Sorry so long — but yes, silence from the victims, silence from the onlookers, silence from those in authority who encourage those below them to keep the silence. Who exactly is all this silence protecting? It wasn’t good for me — I didn’t realize until I started to write this how upsetting I found (still find) the whole thing.
Hi Elizabeth, who exactly were they protecting? Great question. Who indeed?!
I have heard and experienced a few times when other women become more fierce than men in trying to quiet down another woman who speaks out. It has been said that other women are women’s worst enemy.
Thanks for your comment!
Thanks for the support, Pam. I think you are right, one of the important questions is: Who to tell.
In “Resignation of Eve” Jim Henderson wrote a chapter about my story where I named names in public. I had been a member at Mars Hill Church, so my story involved Mark Driscoll. I named his abuse in that book. The question comes up, “When is it gossip and when it is truth-telling.” In that situaiton I decided that it was truth-telling because Mark is a public figure and was not living up to things he himself had said about leading.

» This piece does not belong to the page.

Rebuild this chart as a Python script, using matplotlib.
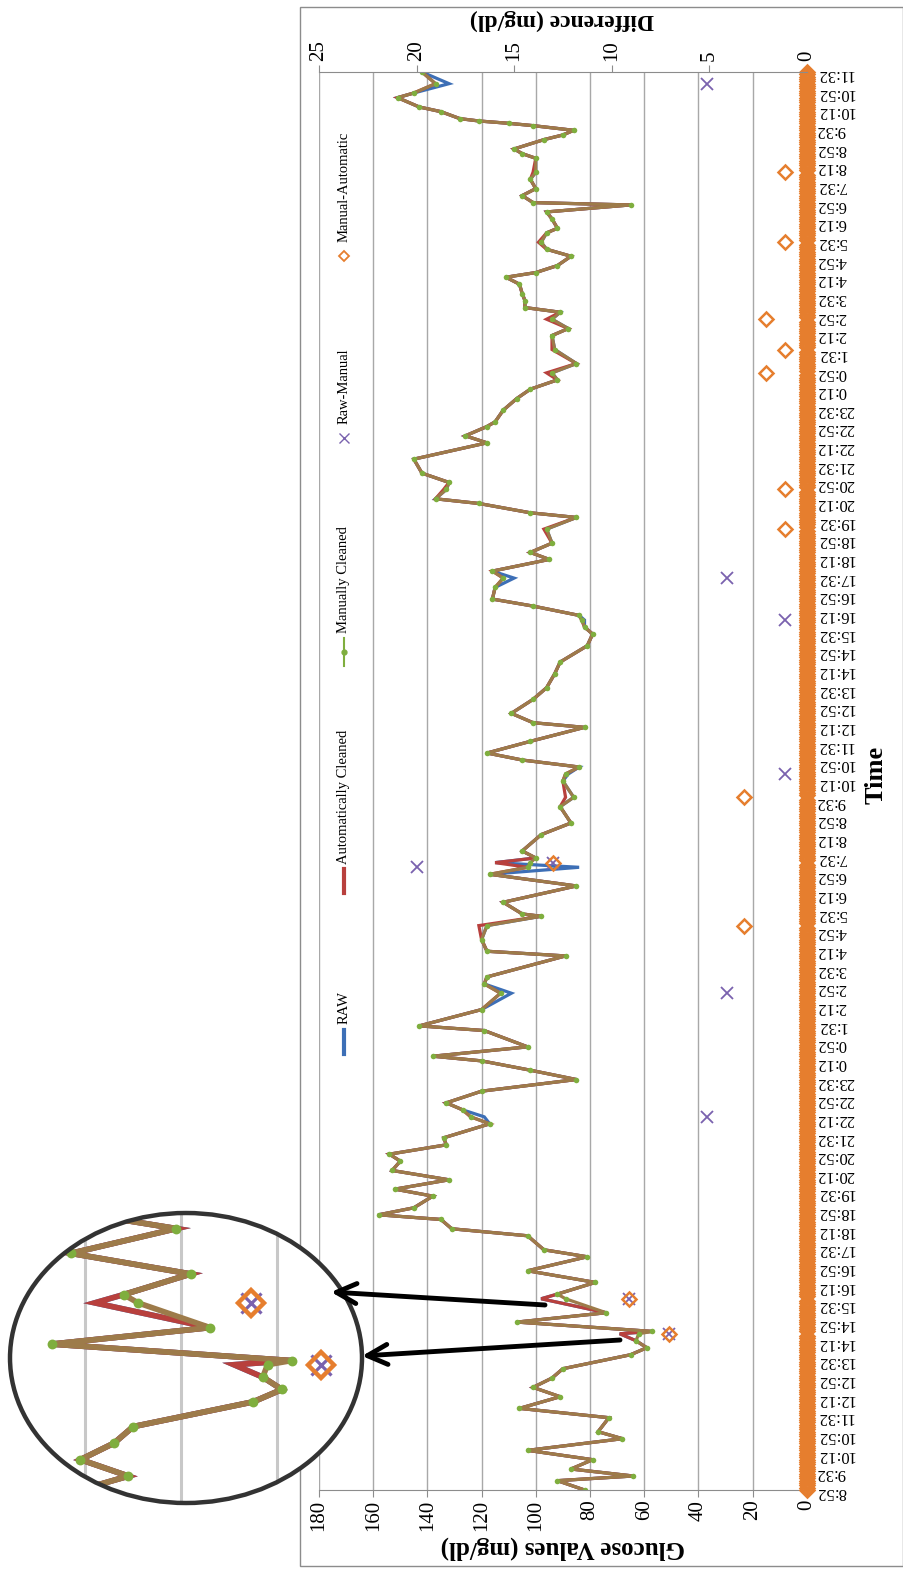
import numpy as np
import matplotlib.pyplot as plt
from matplotlib.patches import Ellipse, Rectangle, FancyArrowPatch
from matplotlib.lines import Line2D

plt.rcParams['font.family'] = ['Liberation Serif', 'DejaVu Serif']

# minutes after the first reading (8:52) and manually cleaned glucose (mg/dl)
minutes = [0, 20, 30, 45, 65, 85, 110, 125, 155, 175, 200, 220, 240, 260, 290, 305,
           320, 335, 340, 360, 380, 410, 420, 445, 470, 500, 515, 545, 560, 580, 590,
           605, 630, 645, 665, 685, 705, 720, 740, 755, 785, 800, 815, 830, 855, 880,
           900, 920, 930, 950, 985, 995, 1030, 1065, 1085, 1100, 1145, 1155, 1180,
           1210, 1230, 1235, 1260, 1295, 1320, 1335, 1345, 1355, 1370, 1405, 1430,
           1465, 1485, 1520, 1535, 1550, 1565, 1580, 1605, 1635, 1645, 1665, 1695,
           1720, 1750, 1775, 1810, 1835, 1850, 1865, 1875, 1895, 1910, 1935, 1955,
           1970, 1995, 2010, 2030, 2060, 2085, 2095, 2115, 2125, 2145, 2160, 2180,
           2210, 2245, 2260, 2280, 2290, 2315, 2340, 2360, 2380, 2395, 2415, 2445,
           2475, 2490, 2510, 2525, 2535, 2550, 2565, 2585, 2600, 2610, 2625, 2645,
           2660, 2675, 2695, 2705, 2725, 2740, 2755, 2760, 2775, 2790, 2810, 2825,
           2855, 2865, 2875, 2895, 2905, 2915, 2925, 2930, 2935, 2940, 2955, 2965,
           2985, 2995, 3015, 3040]
manual = [82, 92, 64, 87, 79, 103, 68, 77, 73, 106, 91, 101, 94, 90, 65, 59,
          63, 62, 57, 107, 74, 89, 92, 78, 103, 81, 97, 103, 131, 135, 158,
          145, 138, 152, 132, 153, 150, 154, 133, 134, 117, 124, 127, 133, 120, 85,
          102, 120, 138, 103, 119, 143, 120, 113, 119, 118, 89, 118, 120,
          118, 98, 105, 112, 85, 117, 103, 102, 100, 105, 98, 87,
          91, 86, 90, 89, 84, 105, 118, 102, 82, 101, 109, 101,
          96, 93, 91, 81, 79, 82, 83, 84, 101, 116, 115, 112,
          116, 95, 102, 94, 96, 85, 102, 121, 137, 133, 132, 142,
          145, 118, 126, 118, 115, 112, 107, 102, 92, 94, 85, 93,
          94, 88, 94, 91, 104, 104, 105, 106, 111, 100, 92, 87,
          96, 98, 96, 92, 94, 96, 65, 101, 105, 100, 102, 100,
          100, 105, 108, 97, 90, 86, 101, 110, 121, 128, 135, 143,
          151, 145, 137, 142]

# readings where the raw and automatically cleaned series differ from the manual one
raw_spike_minutes = [335, 410, 800, 1065, 1335, 1345, 1535, 1865, 1955, 3015]
raw_spike_values = [69, 98, 119, 109, 84, 115, 88, 82, 108, 132]
auto_spike_minutes = [335, 410, 1210, 1345, 1485, 2060, 2145, 2395, 2445, 2510, 2675, 2825]
auto_spike_values = [69, 98, 121, 115, 89, 97, 134, 96, 94, 96, 99, 101]

# difference series (mg/dl), non-zero points
rm_minutes = [335, 410, 800, 1065, 1335, 1345, 1535, 1865, 1955, 3015]
rm_values = [7.05, 9.1, 5.1, 4.1, 20.0, 13.0, 1.1, 1.1, 4.1, 5.1]
ma_minutes = [335, 410, 1210, 1345, 1485, 2060, 2145, 2395, 2445, 2510, 2675, 2825]
ma_values = [7.05, 9.1, 3.2, 13.0, 3.2, 1.1, 1.1, 2.1, 1.1, 2.1, 1.1, 1.1]
sample_minutes = np.arange(0, 3045, 5)   # Manual-Automatic is 0 at every other reading

start_label = (8, 52)
label_step = 40
label_minutes = list(range(0, 3041, label_step))
time_labels = []
for m in label_minutes:
    c = (start_label[0] * 60 + start_label[1] + m) % 1440
    time_labels.append(f"{c // 60}:{c % 60:02d}")

raw = dict(zip(minutes, manual))
raw.update(zip(raw_spike_minutes, raw_spike_values))
auto = dict(zip(minutes, manual))
auto.update(zip(auto_spike_minutes, auto_spike_values))
raw = [raw[m] for m in minutes]
auto = [auto[m] for m in minutes]
ma_zero = [m for m in sample_minutes if m not in ma_minutes]

c_raw = '#3d6fb6'
c_auto = '#b8403d'
c_man = '#7fae3e'
c_man_line = '#9d7b4a'
c_rm = '#7a62ae'
c_ma = '#e67e2e'
grid_c = '#a8a8a8'

W, H = 904, 1572
def fx(px):
    return px / W
def fy(py):
    return 1 - py / H

fig = plt.figure(figsize=(W / 100, H / 100), dpi=100)

fig.add_artist(Rectangle((fx(300), fy(1566)), fx(903) - fx(300), fy(7) - fy(1566),
                         transform=fig.transFigure, fill=False, ec='#8c8c8c', lw=1, zorder=-1))

ax = fig.add_axes([fx(319), fy(1490), fx(806.7) - fx(319), fy(72) - fy(1490)])
ax.set_xlim(180, 0)
ax.set_ylim(0, 3040)
ax.set_xticks(range(0, 181, 20))
ax.tick_params(axis='x', labelrotation=90, labelsize=15, length=5, color='#8c8c8c', pad=2)
ax.xaxis.grid(True, color=grid_c, lw=1)
ax.set_axisbelow(True)
ax.yaxis.tick_right()
ax.set_yticks(label_minutes)
ax.set_yticklabels(time_labels, rotation=180, fontsize=12)
ax.tick_params(axis='y', length=0, pad=7)
for s in ['left', 'right', 'top']:
    ax.spines[s].set_visible(False)
ax.spines['bottom'].set_color('#8c8c8c')


def draw_series(a, lw, ms):
    arts = []
    arts += a.plot(raw, minutes, color=c_raw, lw=lw, solid_joinstyle='miter')
    arts += a.plot(auto, minutes, color=c_auto, lw=lw, solid_joinstyle='miter')
    arts += a.plot(manual, minutes, color=c_man_line, lw=lw)
    arts += a.plot(manual, minutes, ls='none', marker='o', ms=ms, color=c_man, mec='none')
    return arts


draw_series(ax, 2.3, 4)

ax2 = ax.twiny()
ax2.set_xlim(25, 0)
ax2.set_xticks(range(0, 26, 5))
ax2.tick_params(axis='x', labelrotation=90, labelsize=15, length=5, color='#8c8c8c', pad=3)
for s in ['left', 'right', 'bottom']:
    ax2.spines[s].set_visible(False)
ax2.spines['top'].set_color('#8c8c8c')
ax2.plot(rm_values, rm_minutes, ls='none', marker='x', ms=8, mew=1.3, color=c_rm, clip_on=False)
ax2.plot(np.zeros(len(ma_zero)), ma_zero, ls='none', marker='D', ms=7.5, mfc='none',
         mec=c_ma, mew=1.8, clip_on=False)
ax2.plot(ma_values, ma_minutes, ls='none', marker='D', ms=7.5, mfc='none',
         mec=c_ma, mew=1.8, clip_on=False)

fig.text(fx(563), fy(1548), 'Glucose Values (mg/dl)', rotation=180, ha='center',
         va='center', fontsize=18, fontweight='bold')
fig.text(fx(562), fy(20), 'Difference (mg/dl)', rotation=180, ha='center',
         va='center', fontsize=17, fontweight='bold')
fig.text(fx(876), fy(775), 'Time', rotation=90, ha='center', va='center',
         fontsize=19, fontweight='bold')

# legend (drawn rotated like the rest of the chart)
lx = fx(344)
fig.add_artist(Line2D([lx, lx], [fy(1054), fy(1030)], color=c_raw, lw=3))
fig.text(lx, fy(1024), 'RAW', rotation=90, ha='center', va='bottom', fontsize=10.5)
fig.add_artist(Line2D([lx, lx], [fy(893), fy(869)], color=c_auto, lw=3))
fig.text(lx, fy(864), 'Automatically Cleaned', rotation=90, ha='center', va='bottom', fontsize=10.5)
fig.add_artist(Line2D([lx, lx], [fy(666), fy(638)], color=c_man, lw=1.5))
fig.add_artist(Line2D([lx], [fy(652)], ls='none', marker='o', ms=3.5, color=c_man))
fig.text(lx, fy(633), 'Manually Cleaned', rotation=90, ha='center', va='bottom', fontsize=10.5)
fig.add_artist(Line2D([lx], [fy(438)], ls='none', marker='x', ms=7, mew=1, color=c_rm))
fig.text(lx, fy(424), 'Raw-Manual', rotation=90, ha='center', va='bottom', fontsize=10.5)
fig.add_artist(Line2D([lx], [fy(256)], ls='none', marker='D', ms=5, mfc='none', mec=c_ma, mew=1.3))
fig.text(lx, fy(242), 'Manual-Automatic', rotation=90, ha='center', va='bottom', fontsize=10.5)

# magnified inset
zoom = 1.77
axi = fig.add_axes([fx(10), fy(1503), fx(362) - fx(10), fy(1213) - fy(1503)], zorder=5)
axi.set_axis_off()
axi.set_xlim(115.7, 42.3)
axi.set_ylim(167.4, 518.9)
bg = Ellipse((0.5, 0.5), 1, 1, transform=axi.transAxes, fc='white', ec='none', zorder=0)
axi.add_patch(bg)
clip = Ellipse((0.5, 0.5), 1, 1, transform=axi.transAxes, fc='none', ec='none')
axi.add_patch(clip)
arts = [axi.axvline(g, color='#c8c8c8', lw=2.2, zorder=1) for g in (100, 80, 60)]
arts += draw_series(axi, 2.3 * zoom, 4 * zoom)
arts += axi.plot(np.array(rm_values) * 180 / 25, rm_minutes, ls='none', marker='x',
                 ms=8 * zoom, mew=1.3 * zoom, color=c_rm)
arts += axi.plot(np.array(ma_values) * 180 / 25, ma_minutes, ls='none', marker='D',
                 ms=7.5 * zoom, mfc='none', mec=c_ma, mew=1.8 * zoom)
for a in arts:
    a.set_clip_path(clip)
axi.add_patch(Ellipse((0.5, 0.5), 1, 1, transform=axi.transAxes, fc='none',
                      ec='#333333', lw=3.2, zorder=10, clip_on=False))

for (x0, y0), (x1, y1) in [((545, 1305), (331, 1292)), ((620, 1340), (362, 1356))]:
    fig.add_artist(FancyArrowPatch((fx(x0), fy(y0)), (fx(x1), fy(y1)),
                                   transform=fig.transFigure, arrowstyle='->',
                                   mutation_scale=36, lw=3.5, color='black',
                                   shrinkA=0, shrinkB=0, zorder=20))

fig.savefig('out.png', dpi=100)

In this other situation with my friend, its the same question. He is a public figure because he has written a book and speaks at events on crossgender friendship. In our relationship he went against almost everything he says he stands for. Big time. When I tell that story in public, is it gossip or truth-telling? He’s a public figure so its part of the territory for him…but I wonder these things for my own heart.
Wow. So sorry to hear this. Definitely there is wisdom needed when an unholy silence is created with those we have attempted friendship with or any other kind of relationship. We all have stories of being mistreated in our relationships (and some of us are guilty of having done the mistreating.…that’s another post!) yet we know from psychology and of course the Bible that confession is good for the soul. Not just confession of the sins we have committed but also the sins done to us. Whom we tell is perhaps not as important as the act of Telling.
It sounds like you have folks in your life to tell. I’m glad you’re not keeping an unholy silence on this one. It does take a degree of courage to break silence in whatever way that may look.
A former friend of mine who has acted terribly toward me in private has asked, multiple times, for us to keep an unholy silence in public about our dispute (which is a very nice word for what actually happened). He is considered an expert in crossgender friendship, and he has broken nearly all of his own principles with me. It has been so damaging. It reminds me so much of what an abuser asks the one they abuse. I’m not going to go out of my way to trash someone, but I will not keep unholy silence either. Love that term. There is so much power in telling your own story.